((

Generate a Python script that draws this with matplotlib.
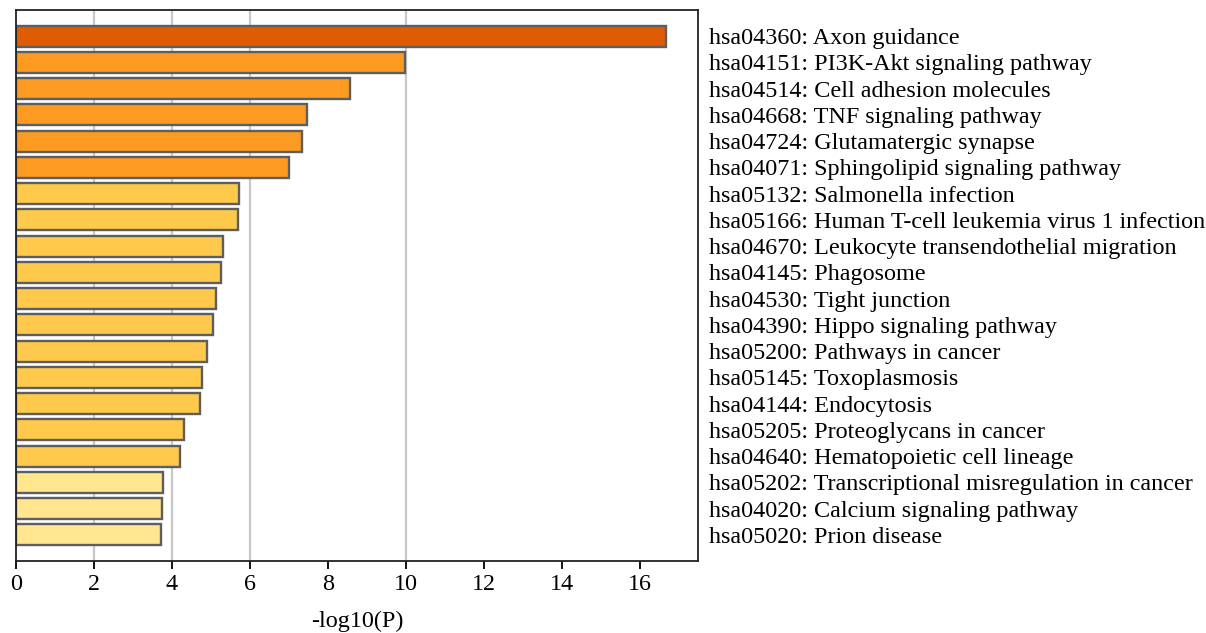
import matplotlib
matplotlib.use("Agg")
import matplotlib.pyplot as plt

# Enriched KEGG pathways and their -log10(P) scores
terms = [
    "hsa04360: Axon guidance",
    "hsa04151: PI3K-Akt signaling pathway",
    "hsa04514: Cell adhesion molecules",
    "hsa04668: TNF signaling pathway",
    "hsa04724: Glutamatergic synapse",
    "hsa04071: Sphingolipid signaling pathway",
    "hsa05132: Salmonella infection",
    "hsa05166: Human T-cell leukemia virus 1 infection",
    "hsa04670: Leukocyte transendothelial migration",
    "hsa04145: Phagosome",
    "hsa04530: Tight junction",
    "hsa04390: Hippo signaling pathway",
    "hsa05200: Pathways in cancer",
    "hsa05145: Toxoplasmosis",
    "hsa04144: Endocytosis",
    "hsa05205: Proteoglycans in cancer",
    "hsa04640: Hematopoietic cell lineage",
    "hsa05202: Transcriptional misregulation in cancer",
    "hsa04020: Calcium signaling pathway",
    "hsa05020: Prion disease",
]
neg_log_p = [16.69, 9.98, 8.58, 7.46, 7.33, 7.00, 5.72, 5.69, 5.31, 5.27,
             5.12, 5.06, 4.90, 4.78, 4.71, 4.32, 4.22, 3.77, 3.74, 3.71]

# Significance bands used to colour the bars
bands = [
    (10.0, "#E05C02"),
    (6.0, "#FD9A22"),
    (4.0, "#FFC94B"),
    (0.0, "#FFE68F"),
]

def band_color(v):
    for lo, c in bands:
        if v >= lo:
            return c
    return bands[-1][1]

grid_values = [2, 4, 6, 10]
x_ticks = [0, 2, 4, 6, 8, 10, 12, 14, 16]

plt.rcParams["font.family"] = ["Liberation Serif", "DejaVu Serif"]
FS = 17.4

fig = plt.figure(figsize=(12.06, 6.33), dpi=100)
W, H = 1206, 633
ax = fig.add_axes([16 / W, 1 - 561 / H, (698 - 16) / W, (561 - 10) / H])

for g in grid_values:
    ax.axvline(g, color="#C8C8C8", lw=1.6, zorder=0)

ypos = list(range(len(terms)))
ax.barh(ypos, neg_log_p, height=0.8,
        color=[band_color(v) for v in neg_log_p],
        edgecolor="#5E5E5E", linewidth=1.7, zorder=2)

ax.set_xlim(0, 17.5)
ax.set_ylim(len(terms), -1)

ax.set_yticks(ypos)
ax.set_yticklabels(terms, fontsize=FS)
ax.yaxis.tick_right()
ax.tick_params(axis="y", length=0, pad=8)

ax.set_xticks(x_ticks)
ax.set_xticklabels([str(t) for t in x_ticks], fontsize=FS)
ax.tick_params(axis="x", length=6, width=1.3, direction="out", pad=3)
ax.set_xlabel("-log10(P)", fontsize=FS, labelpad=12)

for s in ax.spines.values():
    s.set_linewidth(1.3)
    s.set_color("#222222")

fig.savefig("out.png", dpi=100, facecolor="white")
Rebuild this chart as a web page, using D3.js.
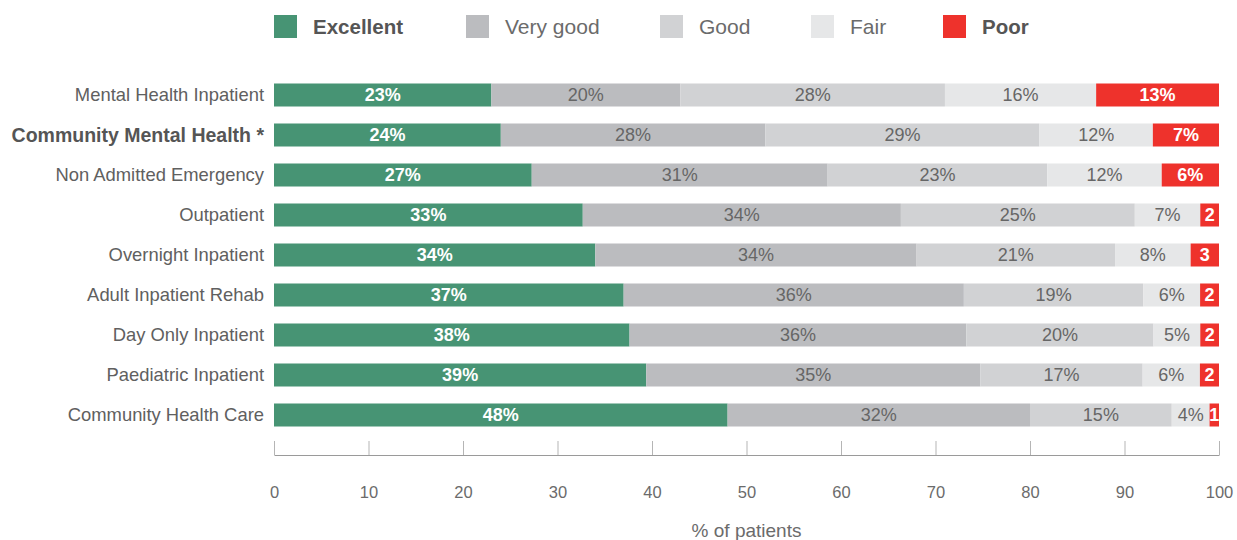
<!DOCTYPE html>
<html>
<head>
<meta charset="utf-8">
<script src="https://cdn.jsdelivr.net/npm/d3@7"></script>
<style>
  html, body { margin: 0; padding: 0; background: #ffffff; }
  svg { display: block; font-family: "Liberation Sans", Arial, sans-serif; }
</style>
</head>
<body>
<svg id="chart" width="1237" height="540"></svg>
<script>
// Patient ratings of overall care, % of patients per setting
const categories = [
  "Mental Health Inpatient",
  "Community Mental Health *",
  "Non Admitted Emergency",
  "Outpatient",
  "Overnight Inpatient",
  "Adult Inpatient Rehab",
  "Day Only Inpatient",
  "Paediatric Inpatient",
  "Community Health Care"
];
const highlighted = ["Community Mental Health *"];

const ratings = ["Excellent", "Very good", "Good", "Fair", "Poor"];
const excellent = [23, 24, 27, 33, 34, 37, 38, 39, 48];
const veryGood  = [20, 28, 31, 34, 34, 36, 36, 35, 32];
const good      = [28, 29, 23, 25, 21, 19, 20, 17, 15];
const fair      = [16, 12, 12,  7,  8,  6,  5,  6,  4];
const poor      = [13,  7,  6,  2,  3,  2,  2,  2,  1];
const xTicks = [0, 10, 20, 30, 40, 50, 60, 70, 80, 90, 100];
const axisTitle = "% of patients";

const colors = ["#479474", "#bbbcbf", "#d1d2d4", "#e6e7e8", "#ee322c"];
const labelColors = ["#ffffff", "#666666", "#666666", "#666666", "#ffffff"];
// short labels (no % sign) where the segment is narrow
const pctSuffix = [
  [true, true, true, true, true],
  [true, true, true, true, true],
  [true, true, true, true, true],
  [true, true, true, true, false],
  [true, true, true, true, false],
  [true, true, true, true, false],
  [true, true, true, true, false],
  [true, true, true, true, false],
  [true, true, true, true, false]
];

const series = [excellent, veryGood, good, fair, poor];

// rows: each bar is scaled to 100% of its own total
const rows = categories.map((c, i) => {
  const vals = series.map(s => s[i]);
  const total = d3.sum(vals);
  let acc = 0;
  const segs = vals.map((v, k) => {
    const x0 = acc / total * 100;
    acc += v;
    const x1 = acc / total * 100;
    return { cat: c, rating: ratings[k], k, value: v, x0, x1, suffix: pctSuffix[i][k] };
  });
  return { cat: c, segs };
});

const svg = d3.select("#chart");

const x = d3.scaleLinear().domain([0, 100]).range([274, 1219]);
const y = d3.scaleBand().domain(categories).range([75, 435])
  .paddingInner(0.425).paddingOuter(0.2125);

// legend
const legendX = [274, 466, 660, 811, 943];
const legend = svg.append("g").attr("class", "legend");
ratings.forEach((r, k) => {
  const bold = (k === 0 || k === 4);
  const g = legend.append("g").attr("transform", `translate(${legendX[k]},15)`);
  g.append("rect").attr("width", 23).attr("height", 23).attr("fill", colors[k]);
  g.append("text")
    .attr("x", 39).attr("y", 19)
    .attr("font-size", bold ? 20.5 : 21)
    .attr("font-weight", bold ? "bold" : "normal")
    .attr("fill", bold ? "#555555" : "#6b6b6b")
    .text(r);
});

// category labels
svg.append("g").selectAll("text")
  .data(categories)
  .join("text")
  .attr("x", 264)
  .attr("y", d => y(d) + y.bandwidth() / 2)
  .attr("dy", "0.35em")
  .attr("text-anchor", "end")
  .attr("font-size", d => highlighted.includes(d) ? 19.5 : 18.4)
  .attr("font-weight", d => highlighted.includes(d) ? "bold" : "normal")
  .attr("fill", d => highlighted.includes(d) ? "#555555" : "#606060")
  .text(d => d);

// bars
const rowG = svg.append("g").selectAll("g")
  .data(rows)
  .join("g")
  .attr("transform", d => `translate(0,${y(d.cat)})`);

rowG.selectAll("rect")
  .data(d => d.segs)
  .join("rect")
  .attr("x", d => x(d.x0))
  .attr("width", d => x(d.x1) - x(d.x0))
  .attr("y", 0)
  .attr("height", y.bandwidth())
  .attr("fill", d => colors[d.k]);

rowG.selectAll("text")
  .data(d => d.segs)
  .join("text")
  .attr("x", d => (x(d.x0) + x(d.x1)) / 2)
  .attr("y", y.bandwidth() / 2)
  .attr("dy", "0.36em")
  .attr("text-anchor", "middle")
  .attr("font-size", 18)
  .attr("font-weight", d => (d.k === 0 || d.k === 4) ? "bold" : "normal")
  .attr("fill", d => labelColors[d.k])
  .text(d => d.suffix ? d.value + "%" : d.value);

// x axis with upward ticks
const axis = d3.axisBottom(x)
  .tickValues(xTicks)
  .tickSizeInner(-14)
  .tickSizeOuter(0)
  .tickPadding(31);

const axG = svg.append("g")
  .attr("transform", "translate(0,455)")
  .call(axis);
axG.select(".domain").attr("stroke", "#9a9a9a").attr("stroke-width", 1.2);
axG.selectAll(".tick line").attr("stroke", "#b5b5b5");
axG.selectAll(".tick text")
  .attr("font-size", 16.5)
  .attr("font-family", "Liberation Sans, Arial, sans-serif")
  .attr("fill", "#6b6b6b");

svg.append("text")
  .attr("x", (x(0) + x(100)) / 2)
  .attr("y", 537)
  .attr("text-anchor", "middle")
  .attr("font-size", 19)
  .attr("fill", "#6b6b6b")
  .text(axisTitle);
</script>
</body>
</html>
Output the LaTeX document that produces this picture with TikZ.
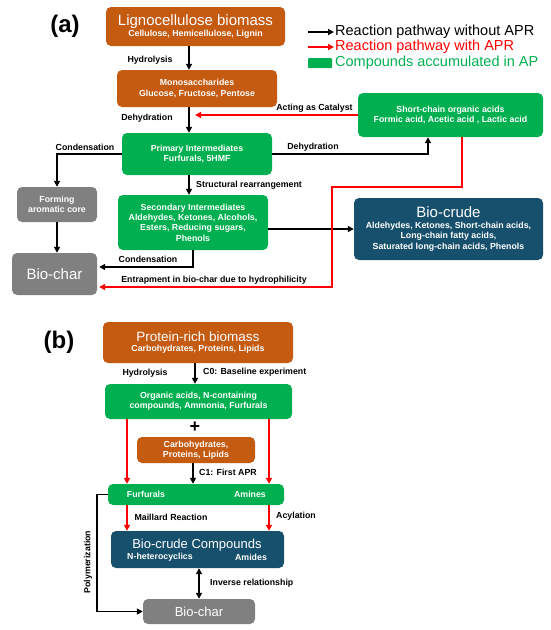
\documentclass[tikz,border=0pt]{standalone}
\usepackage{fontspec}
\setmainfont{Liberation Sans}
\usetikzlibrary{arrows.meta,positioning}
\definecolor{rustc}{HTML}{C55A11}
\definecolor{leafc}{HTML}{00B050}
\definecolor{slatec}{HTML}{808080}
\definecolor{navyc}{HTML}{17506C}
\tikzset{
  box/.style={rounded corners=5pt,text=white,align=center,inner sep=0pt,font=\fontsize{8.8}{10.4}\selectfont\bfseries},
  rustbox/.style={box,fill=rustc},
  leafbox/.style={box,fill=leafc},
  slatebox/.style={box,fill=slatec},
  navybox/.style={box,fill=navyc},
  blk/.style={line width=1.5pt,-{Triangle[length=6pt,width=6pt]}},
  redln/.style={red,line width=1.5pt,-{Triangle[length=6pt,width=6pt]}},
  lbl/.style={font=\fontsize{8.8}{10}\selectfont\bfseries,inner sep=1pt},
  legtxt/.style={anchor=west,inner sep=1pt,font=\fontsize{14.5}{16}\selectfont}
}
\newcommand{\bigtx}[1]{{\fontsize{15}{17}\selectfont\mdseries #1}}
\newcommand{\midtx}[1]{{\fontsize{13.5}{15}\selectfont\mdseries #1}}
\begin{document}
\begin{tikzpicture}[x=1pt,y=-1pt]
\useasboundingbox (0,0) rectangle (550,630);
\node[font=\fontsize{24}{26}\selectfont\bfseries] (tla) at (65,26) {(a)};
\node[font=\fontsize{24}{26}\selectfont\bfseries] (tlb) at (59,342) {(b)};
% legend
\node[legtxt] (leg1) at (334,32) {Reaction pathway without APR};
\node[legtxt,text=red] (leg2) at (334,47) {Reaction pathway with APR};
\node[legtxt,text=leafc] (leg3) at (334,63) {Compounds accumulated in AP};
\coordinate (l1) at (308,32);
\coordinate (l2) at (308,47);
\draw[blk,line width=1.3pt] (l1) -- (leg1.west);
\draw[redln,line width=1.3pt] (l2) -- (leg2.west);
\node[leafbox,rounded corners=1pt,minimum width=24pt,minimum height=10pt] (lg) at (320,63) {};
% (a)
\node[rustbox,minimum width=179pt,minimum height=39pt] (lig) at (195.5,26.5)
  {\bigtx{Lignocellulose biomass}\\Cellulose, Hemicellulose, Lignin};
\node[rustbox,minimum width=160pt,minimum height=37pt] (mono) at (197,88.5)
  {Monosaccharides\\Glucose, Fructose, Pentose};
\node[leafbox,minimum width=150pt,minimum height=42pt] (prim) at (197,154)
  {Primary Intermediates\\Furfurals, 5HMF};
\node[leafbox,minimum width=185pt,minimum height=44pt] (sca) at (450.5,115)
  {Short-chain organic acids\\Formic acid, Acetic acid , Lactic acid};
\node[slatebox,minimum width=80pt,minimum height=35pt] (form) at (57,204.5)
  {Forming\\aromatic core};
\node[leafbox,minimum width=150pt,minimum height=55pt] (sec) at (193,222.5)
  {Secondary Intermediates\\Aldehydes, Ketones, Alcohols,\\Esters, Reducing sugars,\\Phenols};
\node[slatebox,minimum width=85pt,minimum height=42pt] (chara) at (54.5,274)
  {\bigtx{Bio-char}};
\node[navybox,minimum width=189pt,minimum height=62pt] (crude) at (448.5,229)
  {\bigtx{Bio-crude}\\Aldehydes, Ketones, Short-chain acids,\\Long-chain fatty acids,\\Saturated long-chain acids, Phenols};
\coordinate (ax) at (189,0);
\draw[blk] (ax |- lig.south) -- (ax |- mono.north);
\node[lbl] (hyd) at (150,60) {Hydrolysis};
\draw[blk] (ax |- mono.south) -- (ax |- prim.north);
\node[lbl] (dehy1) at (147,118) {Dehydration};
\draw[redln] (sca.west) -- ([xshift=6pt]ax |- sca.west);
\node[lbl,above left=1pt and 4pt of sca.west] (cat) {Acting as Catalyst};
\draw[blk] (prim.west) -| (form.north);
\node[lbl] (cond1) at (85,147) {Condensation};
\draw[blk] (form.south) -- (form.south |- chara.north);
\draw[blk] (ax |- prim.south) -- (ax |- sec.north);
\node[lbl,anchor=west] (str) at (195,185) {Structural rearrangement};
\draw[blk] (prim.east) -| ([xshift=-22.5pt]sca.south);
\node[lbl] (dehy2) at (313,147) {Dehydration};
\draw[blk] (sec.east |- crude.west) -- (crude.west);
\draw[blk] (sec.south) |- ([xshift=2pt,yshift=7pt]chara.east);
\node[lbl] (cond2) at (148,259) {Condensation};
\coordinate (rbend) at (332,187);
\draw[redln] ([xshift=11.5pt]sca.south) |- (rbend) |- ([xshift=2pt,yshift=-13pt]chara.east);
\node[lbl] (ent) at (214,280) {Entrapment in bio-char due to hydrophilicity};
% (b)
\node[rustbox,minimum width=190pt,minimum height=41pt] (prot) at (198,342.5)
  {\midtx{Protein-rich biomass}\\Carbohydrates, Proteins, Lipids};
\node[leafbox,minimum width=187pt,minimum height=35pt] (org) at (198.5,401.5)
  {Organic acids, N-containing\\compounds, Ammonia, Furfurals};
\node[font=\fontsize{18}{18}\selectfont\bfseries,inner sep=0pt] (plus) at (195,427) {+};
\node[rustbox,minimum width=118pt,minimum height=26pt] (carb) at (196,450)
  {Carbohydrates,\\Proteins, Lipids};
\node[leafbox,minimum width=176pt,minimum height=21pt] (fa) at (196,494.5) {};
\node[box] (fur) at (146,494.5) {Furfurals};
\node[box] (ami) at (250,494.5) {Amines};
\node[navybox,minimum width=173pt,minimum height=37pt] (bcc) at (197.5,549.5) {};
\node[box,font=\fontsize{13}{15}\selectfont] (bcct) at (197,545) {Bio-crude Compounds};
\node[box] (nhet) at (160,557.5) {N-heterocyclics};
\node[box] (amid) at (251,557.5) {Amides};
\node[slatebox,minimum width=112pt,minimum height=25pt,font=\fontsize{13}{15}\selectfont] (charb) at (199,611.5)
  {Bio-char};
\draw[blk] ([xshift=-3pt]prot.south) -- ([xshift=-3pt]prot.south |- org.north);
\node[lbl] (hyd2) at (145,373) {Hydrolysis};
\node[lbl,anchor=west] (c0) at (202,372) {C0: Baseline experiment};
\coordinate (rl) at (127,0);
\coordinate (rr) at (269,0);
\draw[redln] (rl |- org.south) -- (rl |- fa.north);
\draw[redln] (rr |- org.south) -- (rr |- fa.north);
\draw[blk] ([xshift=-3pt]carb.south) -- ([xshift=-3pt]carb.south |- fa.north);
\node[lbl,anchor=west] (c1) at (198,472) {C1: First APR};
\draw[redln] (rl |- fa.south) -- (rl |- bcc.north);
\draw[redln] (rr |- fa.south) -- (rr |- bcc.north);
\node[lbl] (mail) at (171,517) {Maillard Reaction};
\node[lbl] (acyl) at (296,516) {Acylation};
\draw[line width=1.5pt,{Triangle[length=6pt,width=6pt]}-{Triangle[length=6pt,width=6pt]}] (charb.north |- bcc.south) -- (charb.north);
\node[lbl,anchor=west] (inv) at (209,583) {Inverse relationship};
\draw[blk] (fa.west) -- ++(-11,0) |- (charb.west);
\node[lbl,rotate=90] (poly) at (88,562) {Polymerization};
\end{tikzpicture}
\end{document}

))

● Your instructions: Only the lines from the top of the records through the line with "import matplotlib.pyplot as plt" belong in the copy; write them out exactly, leaving out pictures.

● Finished exercise:
Generate a Python script that draws this with matplotlib.
import matplotlib
matplotlib.use("Agg")
import matplotlib.pyplot as plt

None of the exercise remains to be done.